The Federal Circuit also rejected the argument that the Board improperly shifted the evidentiary burden to Ikeda, citing In re Best, 562 F.2d 1252, 1255 (CCPA 1997), for the proposition that "the fairness of shifting the burden 'is evidenced by the [US]PTO's inability to manufacture products or to obtain and compare prior art products.'" The Court therefore concluded that "we see no reason to call into question the PTAB's finding 'that the 'possible presence of contaminants' in Senior's enzyme preparation [does not] render the claimed biosensor non-obvious.'"

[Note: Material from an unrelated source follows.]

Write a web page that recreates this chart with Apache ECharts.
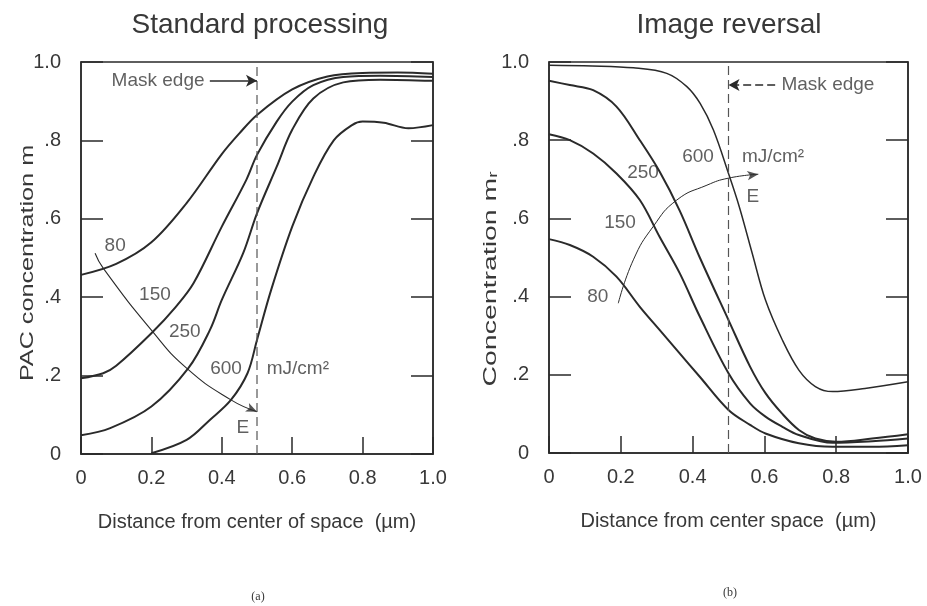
<!DOCTYPE html>
<html>
<head>
<meta charset="utf-8">
<script src="https://cdn.jsdelivr.net/npm/echarts@6/dist/echarts.min.js"></script>
<style>
html,body{margin:0;padding:0;background:#fff;}
#chart{width:927px;height:606px;}
</style>
</head>
<body>
<div id="chart"></div>
<script>
// ---------- data ----------
const xTickLabels = ['0', '0.2', '0.4', '0.6', '0.8', '1.0'];
const yTickLabels = ['0', '.2', '.4', '.6', '.8', '1.0'];

// (a) Standard processing: PAC concentration vs distance
const std80  = [[0,0.457],[0.1,0.485],[0.2,0.54],[0.3,0.64],[0.4,0.765],[0.45,0.818],[0.5,0.865],[0.6,0.93],[0.7,0.963],[0.8,0.972],[0.9,0.973],[1.0,0.97]];
const std150 = [[0,0.193],[0.063,0.206],[0.1,0.225],[0.2,0.308],[0.27,0.376],[0.32,0.436],[0.4,0.58],[0.47,0.70],[0.5,0.763],[0.556,0.848],[0.6,0.899],[0.66,0.941],[0.745,0.962],[0.85,0.965],[1.0,0.962]];
const std250 = [[0,0.048],[0.083,0.066],[0.2,0.121],[0.305,0.219],[0.366,0.316],[0.4,0.393],[0.461,0.513],[0.5,0.614],[0.556,0.733],[0.6,0.827],[0.66,0.907],[0.745,0.948],[0.85,0.955],[1.0,0.952]];
const std600 = [[0.2,0.002],[0.3,0.036],[0.366,0.087],[0.426,0.138],[0.473,0.206],[0.5,0.291],[0.54,0.418],[0.6,0.58],[0.66,0.707],[0.718,0.80],[0.77,0.839],[0.8,0.848],[0.86,0.845],[0.93,0.831],[1.0,0.839]];
const stdArrow = [[0.04,0.512],[0.063,0.474],[0.2,0.316],[0.3,0.219],[0.426,0.138],[0.5,0.108]];
const stdLabels = [[0.097,0.531,'80'],[0.21,0.406,'150'],[0.295,0.311,'250'],[0.412,0.217,'600'],[0.616,0.217,'mJ/cm²'],[0.46,0.066,'E'],[0.219,0.952,'Mask edge']];
const stdMaskArrow = [[0.366,0.952],[0.5,0.952]];

// (b) Image reversal: concentration m_r vs distance
const rev80  = [[0,0.547],[0.058,0.532],[0.123,0.502],[0.188,0.451],[0.253,0.374],[0.308,0.315],[0.364,0.255],[0.42,0.195],[0.5,0.11],[0.56,0.072],[0.603,0.05],[0.696,0.025],[0.79,0.016],[0.9,0.016],[1.0,0.02]];
const rev150 = [[0,0.815],[0.058,0.80],[0.123,0.766],[0.188,0.715],[0.253,0.647],[0.308,0.553],[0.364,0.46],[0.42,0.349],[0.5,0.204],[0.56,0.127],[0.603,0.093],[0.65,0.067],[0.696,0.046],[0.79,0.026],[0.9,0.03],[1.0,0.037]];
const rev250 = [[0,0.952],[0.058,0.941],[0.123,0.928],[0.188,0.886],[0.253,0.80],[0.308,0.72],[0.364,0.62],[0.42,0.50],[0.5,0.34],[0.56,0.221],[0.603,0.153],[0.65,0.10],[0.696,0.059],[0.742,0.037],[0.8,0.029],[0.9,0.037],[1.0,0.048]];
const rev600 = [[0,0.992],[0.12,0.99],[0.235,0.985],[0.328,0.971],[0.384,0.937],[0.421,0.894],[0.458,0.826],[0.5,0.715],[0.53,0.63],[0.566,0.511],[0.603,0.391],[0.65,0.289],[0.696,0.212],[0.742,0.17],[0.79,0.157],[0.88,0.165],[1.0,0.182]];
const revArrow = [[0.193,0.383],[0.235,0.494],[0.29,0.579],[0.356,0.647],[0.44,0.685],[0.5,0.703],[0.583,0.713]];
const revLabels = [[0.136,0.40,'80'],[0.198,0.588,'150'],[0.262,0.716,'250'],[0.415,0.757,'600'],[0.624,0.757,'mJ/cm²'],[0.568,0.655,'E'],[0.777,0.941,'Mask edge']];
const revMaskArrow = [[0.63,0.941],[0.5,0.941]];

const maskEdgeX = 0.5;

// ---------- styling ----------
const FONT = '"Liberation Sans", Arial, Helvetica, sans-serif';
const TXT = '#383838';
const LINE = '#2a2a2a';

const chart = echarts.init(document.getElementById('chart'), null, {renderer: 'canvas'});

function xAxisFor(gi, name) {
  return {
    gridIndex: gi, type: 'value', min: 0, max: 1, interval: 0.2,
    axisLine: {show: true, lineStyle: {color: LINE, width: 1.5}},
    axisTick: {show: true, inside: true, length: 17, lineStyle: {color: LINE, width: 1.5}},
    axisLabel: {formatter: v => xTickLabels[Math.round(v * 5)], fontSize: 20, color: TXT, margin: 14, fontFamily: FONT},
    splitLine: {show: false},
    name: name, nameLocation: 'middle', nameGap: 58,
    nameTextStyle: {fontSize: 20, color: TXT, fontFamily: FONT}
  };
}
function yAxisFor(gi, pos) {
  const left = pos === 'left';
  return {
    gridIndex: gi, type: 'value', min: 0, max: 1, interval: 0.2, position: pos,
    axisLine: {show: true, lineStyle: {color: LINE, width: 1.5}},
    axisTick: {show: true, inside: true, length: 22, lineStyle: {color: LINE, width: 1.5}},
    axisLabel: {show: left, formatter: v => yTickLabels[Math.round(v * 5)], fontSize: 20, color: TXT, margin: 20, fontFamily: FONT},
    splitLine: {show: false}
  };
}
function curve(data, xi, yi, w) {
  return {type: 'line', data: data, xAxisIndex: xi, yAxisIndex: yi, smooth: 0.35,
    showSymbol: false, silent: true, lineStyle: {color: LINE, width: w || 2}};
}
function labelSeries(data, xi, yi) {
  return {type: 'scatter', data: data, xAxisIndex: xi, yAxisIndex: yi, symbolSize: 1, silent: true,
    itemStyle: {color: 'rgba(0,0,0,0)'},
    label: {show: true, position: 'inside', formatter: p => p.data[2], fontSize: 19, color: TXT, fontFamily: FONT}};
}
function arrowHead(pt, rot, xi, yi) {
  return {type: 'scatter', data: [pt], xAxisIndex: xi, yAxisIndex: yi, symbol: 'arrow', symbolSize: [7, 11],
    symbolRotate: rot, silent: true, itemStyle: {color: LINE}};
}
function maskSeries(xi, yi, arrowPts, dashed) {
  return {type: 'line', data: [[maskEdgeX, 0], [maskEdgeX, 1]], xAxisIndex: xi, yAxisIndex: yi,
    showSymbol: false, silent: true, lineStyle: {color: '#555', width: 1.2, type: [9, 5]},
    markLine: {silent: true, symbol: ['none', 'arrow'], symbolSize: [9, 11], label: {show: false},
      lineStyle: {color: LINE, width: 1.5, type: dashed ? [8, 4] : 'solid'},
      data: [[{coord: arrowPts[0]}, {coord: arrowPts[1]}]]}};
}

function buildOption(rotA, rotB) {
  return {
    animation: false,
    backgroundColor: '#fff',
    textStyle: {fontFamily: FONT},
    title: [
      {text: 'Standard processing', left: 255, top: 6, textAlign: 'center',
        textStyle: {fontSize: 28, fontWeight: 'normal', color: TXT, fontFamily: FONT}},
      {text: 'Image reversal', left: 724, top: 6, textAlign: 'center',
        textStyle: {fontSize: 28, fontWeight: 'normal', color: TXT, fontFamily: FONT}}
    ],
    grid: [
      {left: 81, top: 62, width: 352, height: 392, show: true, borderColor: LINE, borderWidth: 1.5, backgroundColor: 'transparent'},
      {left: 549, top: 62, width: 359, height: 391, show: true, borderColor: LINE, borderWidth: 1.5, backgroundColor: 'transparent'}
    ],
    xAxis: [xAxisFor(0, 'Distance from center of space  (µm)'), xAxisFor(1, 'Distance from center space  (µm)')],
    yAxis: [yAxisFor(0, 'left'), yAxisFor(0, 'right'), yAxisFor(1, 'left'), yAxisFor(1, 'right')],
    graphic: [
      {type: 'text', x: 28, y: 263, rotation: Math.PI / 2, scaleX: 1.4, silent: true,
        style: {text: 'PAC concentration m', fontSize: 18, fontFamily: FONT, fill: TXT,
          align: 'center', verticalAlign: 'middle', textAlign: 'center', textVerticalAlign: 'middle'}},
      {type: 'text', x: 491, y: 279, rotation: Math.PI / 2, scaleX: 1.58, silent: true,
        style: {text: 'Concentration m{sub|r}', fontSize: 18, fontFamily: FONT, fill: TXT,
          align: 'center', verticalAlign: 'middle', textAlign: 'center', textVerticalAlign: 'middle',
          rich: {sub: {fontSize: 12, fontFamily: FONT, fill: TXT, padding: [6, 0, 0, 0]}}}},
      {type: 'text', x: 258, y: 597, silent: true,
        style: {text: '(a)', fontSize: 12, fontFamily: '"Liberation Serif", serif', fill: TXT,
          align: 'center', verticalAlign: 'middle', textAlign: 'center', textVerticalAlign: 'middle'}},
      {type: 'text', x: 730, y: 593, silent: true,
        style: {text: '(b)', fontSize: 12, fontFamily: '"Liberation Serif", serif', fill: TXT,
          align: 'center', verticalAlign: 'middle', textAlign: 'center', textVerticalAlign: 'middle'}}
    ],
    series: [
      curve(std80, 0, 0), curve(std150, 0, 0), curve(std250, 0, 0), curve(std600, 0, 0),
      {type: 'line', data: stdArrow, xAxisIndex: 0, yAxisIndex: 0, smooth: 0.5, showSymbol: false, silent: true,
        lineStyle: {color: LINE, width: 1.1}},
      arrowHead(stdArrow[stdArrow.length - 1], rotA, 0, 0),
      maskSeries(0, 0, stdMaskArrow, false),
      labelSeries(stdLabels, 0, 0),

      curve(rev80, 1, 2), curve(rev150, 1, 2), curve(rev250, 1, 2), curve(rev600, 1, 2, 1.5),
      {type: 'line', data: revArrow, xAxisIndex: 1, yAxisIndex: 2, smooth: 0.5, showSymbol: false, silent: true,
        lineStyle: {color: LINE, width: 1}},
      arrowHead(revArrow[revArrow.length - 1], rotB, 1, 2),
      maskSeries(1, 2, revMaskArrow, true),
      labelSeries(revLabels, 1, 2)
    ]
  };
}

chart.setOption(buildOption(-90, -90));

function rotFor(arr, gi) {
  const a = chart.convertToPixel({gridIndex: gi}, arr[arr.length - 2]);
  const b = chart.convertToPixel({gridIndex: gi}, arr[arr.length - 1]);
  const ang = Math.atan2(a[1] - b[1], b[0] - a[0]) * 180 / Math.PI;
  return ang - 90;
}
chart.setOption(buildOption(rotFor(stdArrow, 0), rotFor(revArrow, 1)));
</script>
</body>
</html>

Finally, with respect to Ikeda's argument that the Board discounted the objective indicia of nonobviousness, especially that of a long-felt need, the Federal Circuit disagreed that the Board erred by not crediting Ikeda's evidence of long-felt need for a GDH enzyme with no separate cofactor. The Court noted that because claim 22 employs the transitional phrase "comprising" in its preamble, the claim "does not exclude biosensors that employ a cofactor" (emphasis in opinion). Therefore, because claims 22 and 23 encompass biosensors that use cofactors, "it follows that they do not satisfy Ikeda's alleged need for dehydrogenase-based glucose sensors that do not rely on a cofactor." Rejecting all of Ikeda's arguments, the Federal Circuit therefore affirmed the decision of the Patent Trial and Appeal Board.
In re Ikeda Food Research Co. (Fed. Cir. 2019)
Nonprecedential disposition
Panel: Circuit Judges Wallach, Taranto, and Hughes
Opinion by Circuit Judge Wallach
It would have been a lot less expensive to make and compare the prior art enzyme preparation. This is a classic 1.132 declaration situation.